Küresel ekonomi 2012 yılında en fazla yine Euro Bölgesi krizinden etkilenecek. Euro Bölgesinde ekonomik daralma bekleniyor. 2012 büyüme oranı eksi 0.4 tahmin ediliyor. Daralma ve yüksek borçlanma maliyetleri , borç sorununu devam ettirecek gibi görünüyor. Kemer sıkma politikaları uygulamak zorunda kalan ülkelerde ortaya çıkan toplumsal direnç ve özellikle seçimler nedeniyle , ekonomik istikrarı sağlamanın zor olduğu görülüyor. Kaldı ki bu sorunların kısa sürede çözülmesi de beklenmiyor… Ayrıca doğal olarak tüm Dünya Avrupa’daki borç krizinden ve durgunluktan olumsuz etkilenmektedir.
Türkiye’ dış ticaretinin yüzde 45’ini Avrupa ile yapıyor. Bu nedenle Avrupa da dış talebin düşmesi , Türkiye’nin ihracatını olumsuz etkileyecektir.
ABD ‘de 2012 büyüme oranının , 2011 e göre çok az artı farkla yüzde 2.3 olacağı bekleniyor. Ayrıca 2011 yılında yüzde 9 olan İşsizlik oranının Mart 2012 de yüzde 8.2’ye gerilemesi de , ABD’ ekonomisine daha pozitif görünüm kazandırıyor.

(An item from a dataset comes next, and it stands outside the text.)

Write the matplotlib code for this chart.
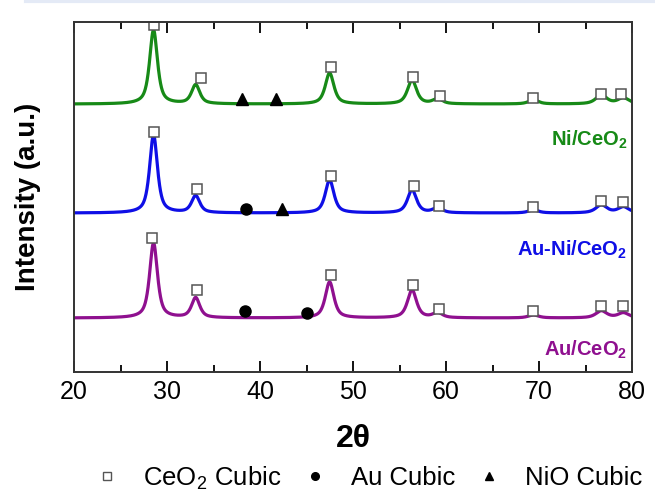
import matplotlib.pyplot as plt
import numpy as np
from matplotlib.lines import Line2D
from matplotlib.ticker import MultipleLocator

plt.rcParams["font.family"] = ["Liberation Sans", "DejaVu Sans"]
plt.rcParams["mathtext.fontset"] = "custom"
plt.rcParams["mathtext.rm"] = "Liberation Sans"
plt.rcParams["mathtext.bf"] = "Liberation Sans:bold"

# CeO2 reflections (2theta, deg)
peak_pos = [28.55, 33.08, 47.48, 56.34, 59.09, 69.4, 76.7, 79.07]
peak_fwhm = [1.0, 1.05, 1.1, 1.15, 1.2, 1.3, 1.4, 1.4]

# peak heights above baseline for each sample (arbitrary units)
ni_heights = [74, 19, 31, 24, 5, 4, 9, 6]
auni_heights = [78, 17, 33, 23, 5, 3, 8, 6]
au_heights = [75, 20, 36, 28, 5, 3, 7, 5]

ni_base = 268
auni_base = 159
au_base = 54

# phase markers (2theta, intensity)
ni_sq_x = [28.6, 33.6, 47.6, 56.4, 59.3, 69.3, 76.7, 78.8]
ni_sq_y = [347, 294, 305, 295, 276, 274, 278, 278]
ni_tri_x = [38.1, 41.7]
ni_tri_y = [273, 273]

auni_sq_x = [28.6, 33.2, 47.6, 56.5, 59.2, 69.3, 76.7, 79.0]
auni_sq_y = [240, 183, 196, 186, 166, 165, 171, 170]
auni_dot_x = [38.5]
auni_dot_y = [163]
auni_tri_x = [42.4]
auni_tri_y = [163]

au_sq_x = [28.4, 33.2, 47.6, 56.4, 59.2, 69.4, 76.7, 79.0]
au_sq_y = [134, 82, 97, 87, 63, 61, 66, 66]
au_dot_x = [38.4, 45.1]
au_dot_y = [61, 59]


def pattern(tt, heights, base):
    y = np.full_like(tt, float(base))
    for p, h, w in zip(peak_pos, heights, peak_fwhm):
        g = w / 2
        y += h * (0.7 * g**2 / ((tt - p) ** 2 + g**2)
                  + 0.3 * np.exp(-np.log(2) * ((tt - p) / g) ** 2))
    return y


tt = np.linspace(20, 80, 3000)

fig = plt.figure(figsize=(6.55, 4.97), dpi=100)
ax = fig.add_axes([0.113, 0.2515, 0.852, 0.704])

green = "#178a17"
blue = "#0f0fe6"
purple = "#8f108f"

ax.plot(tt, pattern(tt, ni_heights, ni_base), color=green, lw=2.3)
ax.plot(tt, pattern(tt, auni_heights, auni_base), color=blue, lw=2.3)
ax.plot(tt, pattern(tt, au_heights, au_base), color=purple, lw=2.3)

sq = dict(marker="s", ms=7, mfc="white", mec="#555555", mew=1.1, ls="none")
dot = dict(marker="o", ms=8, color="black", ls="none")
tri = dict(marker="^", ms=8, color="black", ls="none")

ax.plot(ni_sq_x, ni_sq_y, **sq)
ax.plot(ni_tri_x, ni_tri_y, **tri)
ax.plot(auni_sq_x, auni_sq_y, **sq)
ax.plot(auni_dot_x, auni_dot_y, **dot)
ax.plot(auni_tri_x, auni_tri_y, **tri)
ax.plot(au_sq_x, au_sq_y, **sq)
ax.plot(au_dot_x, au_dot_y, **dot)

ax.text(79.5, 232, "Ni/CeO$_\\mathbf{2}$", color=green, fontsize=14.5,
        fontweight="bold", ha="right", va="center")
ax.text(79.5, 122, "Au-Ni/CeO$_\\mathbf{2}$", color=blue, fontsize=14.5,
        fontweight="bold", ha="right", va="center")
ax.text(79.5, 22, "Au/CeO$_\\mathbf{2}$", color=purple, fontsize=14.5,
        fontweight="bold", ha="right", va="center")

ax.set_xlim(20, 80)
ax.set_ylim(0, 350)
ax.xaxis.set_major_locator(MultipleLocator(10))
ax.xaxis.set_minor_locator(MultipleLocator(5))
ax.tick_params(axis="x", which="both", direction="in", top=True,
               labelsize=18, width=1.3, pad=6)
ax.tick_params(axis="x", which="major", length=8)
ax.tick_params(axis="x", which="minor", length=5)
ax.tick_params(axis="y", left=False, labelleft=False)
for s in ax.spines.values():
    s.set_linewidth(1.4)
    s.set_color("#333333")

ax.set_xlabel("2θ", fontsize=23, fontweight="bold", labelpad=14)
ax.set_ylabel("Intensity (a.u.)", fontsize=20, fontweight="bold", labelpad=24)

handles = [
    Line2D([], [], marker="s", ms=5.5, mfc="white", mec="#555555", mew=1, ls="none"),
    Line2D([], [], marker="o", ms=5.5, color="black", ls="none"),
    Line2D([], [], marker="^", ms=6, color="black", ls="none"),
]
labels = ["CeO$_2$ Cubic", "Au Cubic", "NiO Cubic"]
fig.legend(handles, labels, loc="center", bbox_to_anchor=(0.562, 0.038), ncol=3,
           frameon=False, fontsize=18.5, handletextpad=0.9, columnspacing=0.8,
           handlelength=1.0)

fig.add_artist(Line2D([0.04, 1.0], [0.997, 0.997], color="#e4eaf6", lw=3,
                      transform=fig.transFigure))

fig.savefig("out.png", dpi=100)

Dünya büyüme şampiyonu Çin’in de 2012 de sorunları olacaktır. Bunların başında, Mart ayında Gayrimenkul satışlarının ortalama yüzde 16 düşme olmasıdır. Yinede 2012 büyüme oranı yüzde 8.4 olarak bekleniyor. İkinci sırada Hindistan geliyor … Ve büyüme oranı yüzde 7.2 tahmin ediliyor.
Çin ve Hindistan Gelişmekte olan ülkeler büyüme ortalamasını da artırıyor. Asya Pasifik ülkelerinde yüzde 5, Latin Amerika’da yüzde 3.7 , Doğu Avrupa’da yüzde 2.8 büyüme tahmin ediliyor.

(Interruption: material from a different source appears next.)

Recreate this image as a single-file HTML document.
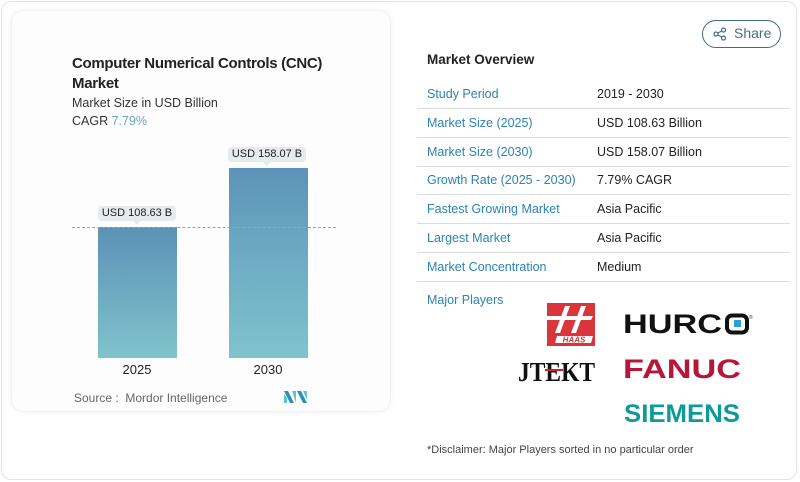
<!DOCTYPE html>
<html><head><meta charset="utf-8"><style>
*{margin:0;padding:0;box-sizing:border-box}
body{width:800px;height:482px;background:#fff;font-family:"Liberation Sans",sans-serif;position:relative;overflow:hidden}
.abs{position:absolute;white-space:nowrap}
.outer{position:absolute;left:1px;top:1px;width:796px;height:479px;border:1px solid #e3e3e3;border-radius:10px;background:#fff}
.inner{position:absolute;left:11px;top:10px;width:380px;height:402px;border-radius:12px;background:#fdfdfd;box-shadow:0 0 6px rgba(0,0,0,0.06);border:1px solid #f1f1f1}
.t{font-size:15px;font-weight:bold;color:#222;letter-spacing:-0.3px}
.st{font-size:12.5px;color:#333}
.bar{position:absolute;background:linear-gradient(#5b92b6,#80c3cc)}
.lbl{position:absolute;background:#e6ebee;border-radius:4px;font-size:11px;color:#222;text-align:center;line-height:15px;height:15px}
.lbl:after{content:"";position:absolute;left:50%;bottom:-4px;margin-left:-4px;border-left:4px solid transparent;border-right:4px solid transparent;border-top:4px solid #e6ebee}
.row{position:absolute;left:417px;width:373px;height:29px;border-bottom:1px solid #dcdcdc}
.k{position:absolute;left:10px;top:7px;font-size:12.5px;color:#2b83b3}
.v{position:absolute;left:180px;top:7px;font-size:12.5px;color:#222}
</style></head><body>
<div class="outer"></div>
<div class="inner"></div>
<div class="abs t" style="left:72px;top:55px">Computer Numerical Controls (CNC)</div>
<div class="abs t" style="left:72px;top:75px">Market</div>
<div class="abs st" style="left:72px;top:96px">Market Size in USD Billion</div>
<div class="abs st" style="left:72px;top:114px">CAGR <span style="color:#6aa8c0">7.79%</span></div>

<div class="bar" style="left:98px;top:227px;width:79px;height:131px"></div>
<div class="bar" style="left:229px;top:168px;width:79px;height:190px;background:linear-gradient(#5d93b7 0%,#6aa8c2 40%,#80c3cc 100%)"></div>
<div style="position:absolute;left:72px;top:227px;width:264px;border-top:1px dashed #9aa4aa"></div>
<div class="lbl" style="left:98px;top:206px;width:78px">USD 108.63 B</div>
<div class="lbl" style="left:228px;top:147px;width:78px">USD 158.07 B</div>
<div class="abs" style="left:117px;top:362px;width:40px;text-align:center;font-size:13px;color:#222">2025</div>
<div class="abs" style="left:248px;top:362px;width:40px;text-align:center;font-size:13px;color:#222">2030</div>
<div class="abs" style="left:74px;top:391px;font-size:12px;color:#666">Source :&nbsp; Mordor Intelligence</div>
<svg class="abs" style="left:284px;top:390px" width="24" height="14" viewBox="0 0 24 14">
<polygon points="0,1 4,1 10,13 6,13" fill="#2c8fb5"/><polygon points="0,4 3,8 3,13 0,13" fill="#5cc4cf"/>
<polygon points="8,1 12,1 12,13" fill="#5cc4cf"/><polygon points="13,1 17,1 23,13 19,13" fill="#2c8fb5"/><polygon points="19,1 23,1 23,10" fill="#5cc4cf"/>
</svg>

<div style="position:absolute;left:702px;top:20px;width:79px;height:28px;border:1.3px solid #3e6c84;border-radius:14px"></div>
<svg class="abs" style="left:713px;top:27px" width="14" height="14" viewBox="0 0 14 14" fill="none" stroke="#3e6c84" stroke-width="1.2">
<circle cx="10.5" cy="3" r="2"/><circle cx="3" cy="7" r="2"/><circle cx="10.5" cy="11" r="2"/><line x1="4.8" y1="6" x2="8.7" y2="4"/><line x1="4.8" y1="8" x2="8.7" y2="10"/></svg>
<div class="abs" style="left:734px;top:25px;font-size:14px;color:#4d6e80">Share</div>

<div class="abs" style="left:427px;top:52px;font-size:13.5px;font-weight:bold;color:#222">Market Overview</div>
<div class="row" style="top:80px"><span class="k">Study Period</span><span class="v">2019 - 2030</span></div>
<div class="row" style="top:109px"><span class="k">Market Size (2025)</span><span class="v">USD 108.63 Billion</span></div>
<div class="row" style="top:138px"><span class="k">Market Size (2030)</span><span class="v">USD 158.07 Billion</span></div>
<div class="row" style="top:166px"><span class="k">Growth Rate (2025 - 2030)</span><span class="v">7.79% CAGR</span></div>
<div class="row" style="top:195px"><span class="k">Fastest Growing Market</span><span class="v">Asia Pacific</span></div>
<div class="row" style="top:224px"><span class="k">Largest Market</span><span class="v">Asia Pacific</span></div>
<div class="row" style="top:253px"><span class="k">Market Concentration</span><span class="v">Medium</span></div>
<div class="abs" style="left:427px;top:293px;font-size:12.5px;color:#2b83b3">Major Players</div>

<svg class="abs" style="left:543px;top:303px" width="54" height="43" viewBox="0 0 54 43">
<rect x="4" y="0" width="48" height="43" fill="#d9353b"/>
<polygon points="22,3 27,3 17,30 12,30" fill="#fff"/><polygon points="38,3 43,3 33,30 28,30" fill="#fff"/>
<polygon points="0,13 50,13 48,17 0,17" fill="#fff"/>
<polygon points="14,33 50,33 48,40 12,40" fill="#fff"/>
<text x="31" y="39.5" font-family="Liberation Sans" font-style="italic" font-weight="bold" font-size="8" fill="#d9353b" text-anchor="middle">HAAS</text>
</svg>

<svg class="abs" style="left:500px;top:300px" width="300" height="130" viewBox="500 300 300 130">
<text x="623" y="333" font-family="Liberation Sans" font-weight="bold" font-size="27" fill="#111" textLength="99" lengthAdjust="spacingAndGlyphs">HURC</text>
<rect x="727" y="315.5" width="20" height="17" rx="5" fill="none" stroke="#111" stroke-width="4"/>
<rect x="734" y="320" width="7" height="7" fill="#2a9fd8"/>
<text x="749" y="319" font-family="Liberation Sans" font-size="5" fill="#333">®</text>
<text x="518" y="381" font-family="Liberation Serif" font-weight="bold" font-size="27" fill="#111" textLength="77" lengthAdjust="spacingAndGlyphs">JTEKT</text>
<rect x="545" y="369" width="18" height="2" fill="#d02030"/>
<text x="623" y="378" font-family="Liberation Sans" font-weight="bold" font-size="27" fill="#b5173a" textLength="118" lengthAdjust="spacingAndGlyphs">FANUC</text>
<text x="624" y="422" font-family="Liberation Sans" font-weight="bold" font-size="25" fill="#0e9a98" textLength="116" lengthAdjust="spacingAndGlyphs">SIEMENS</text>
</svg>
<div class="abs" style="left:427px;top:444px;font-size:11px;color:#444">*Disclaimer: Major Players sorted in no particular order</div>
</body></html>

Küresel enflasyona gelince , Dünya ortalaması yüzde 3 olarak bekleniyor. Hindistan , Latin Amerika ve Doğu Avrupa’da ise , sırasıyla yüzde yüzde 7 , yüzde 6 ve yüzde 6.4 gibi daha yüksek enflasyon yaşanacağı anlaşılıyor. Türkiye de yıl sonu enflasyon hedefi yüzde 6’dır .Ancak bu hedefin tutma olasılığı düşüktür. Türkiye bu sene yüzde 6’dan daha yüksek enflasyon yaşayacaktır.
Dünkü yazımda , Dünyada yoksullaşmanın tırmandığını vurgulamıştım. Dünya nimetlerinden yararlanma ve toplumsal refah olarak, çarpıcı ekonomik çelişkilerin olmadığı bir dünya hiç olmayacaktır. Çünkü sistem bu adaletsizlik üstüne kurulmuştur. Söz gelimi gelir dağılımı ne kadar bozuk olursa , devlet müdahalesinin düşük olduğu toplumlarda , o kadar çok sermaye birikimi olur.

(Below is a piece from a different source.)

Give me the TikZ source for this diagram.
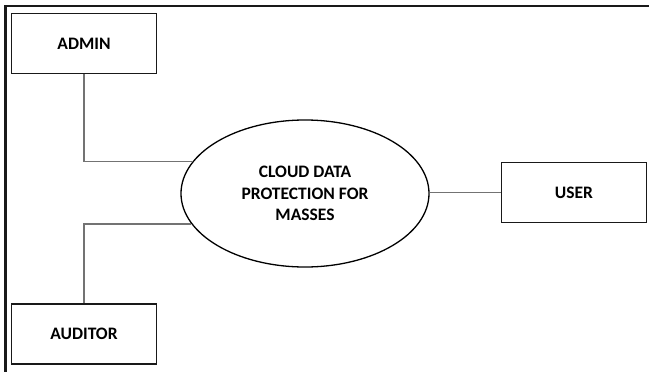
\documentclass[tikz,border=0pt]{standalone}
\usepackage{fontspec}
\setmainfont{Carlito}
\usetikzlibrary{shapes.geometric}
\tikzset{
  entity/.style={draw=black!90, line width=1.6pt, minimum width=145pt, minimum height=60pt,
    inner sep=0pt, font=\bfseries\fontsize{17.5}{21}\selectfont},
  process/.style={draw=black, line width=1.3pt, ellipse, minimum width=248pt, minimum height=147pt,
    inner sep=0pt, align=center, font=\bfseries\fontsize{17.5}{21.7}\selectfont},
  link/.style={draw=black!55, line width=1.1pt},
  frame/.style={draw=black!90, line width=2.6pt}
}
\begin{document}
\begin{tikzpicture}[x=1pt, y=-1pt]
  \useasboundingbox (0,0) rectangle (649,372);
  % partial page frame: top and left edges
  \coordinate (ftl) at (5.2,6);
  \coordinate (ftr) at (649,6);
  \coordinate (fbl) at (5.2,372);
  \draw[frame] (ftr) -- (ftl) -- (fbl);

  \node[entity] (admin) at (84,43.5) {ADMIN};
  \node[entity] (auditor) at (84,334) {AUDITOR};
  \node[entity] (user) at (574,192.5) {USER};
  \node[process] (cloud) at (305,193.5) {CLOUD DATA\\PROTECTION FOR\\MASSES};

  \draw[link] (admin.south) |- (cloud.164.3);
  \draw[link] (auditor.north) |- (cloud.195.7);
  \draw[link] (user.west) -- (user.west -| cloud.east);
\end{tikzpicture}
\end{document}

Gelişmiş ekonomiler Dünya nüfusunun yüzde 15’ini oluşturuyor. Buna karşılık Milli gelirleri toplamı 42 trilyon dolardır. Gelişmekte olan ülkeler ise dünya nüfusunun yüzde 85’ini oluşturuyor. Milli gelirleri toplamı ise gelişmiş ülkeler milli gelirinin yarısı yarısı kadar, 21.5 trilyon dolardır.
Yani gelişmiş ülkelerde fert başına düşen milli gelir , gelişmekte olan ülkelerin 11 katıdır.
Türkiye 2010 yılında , GSYH büyüklüğü olarak dünya sıralamasında 17 sırada iken , 2011 yılında 18 sıraya gerilemiştir. Oysaki 2011 yılı büyüme oranı yüzde 8.5 olmuştur. Buna rağmen Türkiye GSYH’sının sıralamada gerilemesine , 2011 yılında dolar kurundaki artış olmuştur.
Fert başına milli gelir sıralamasında ise , 10.576 dolarla , Türkiye dünya sıralamasında 62. sırada yer almaktadır.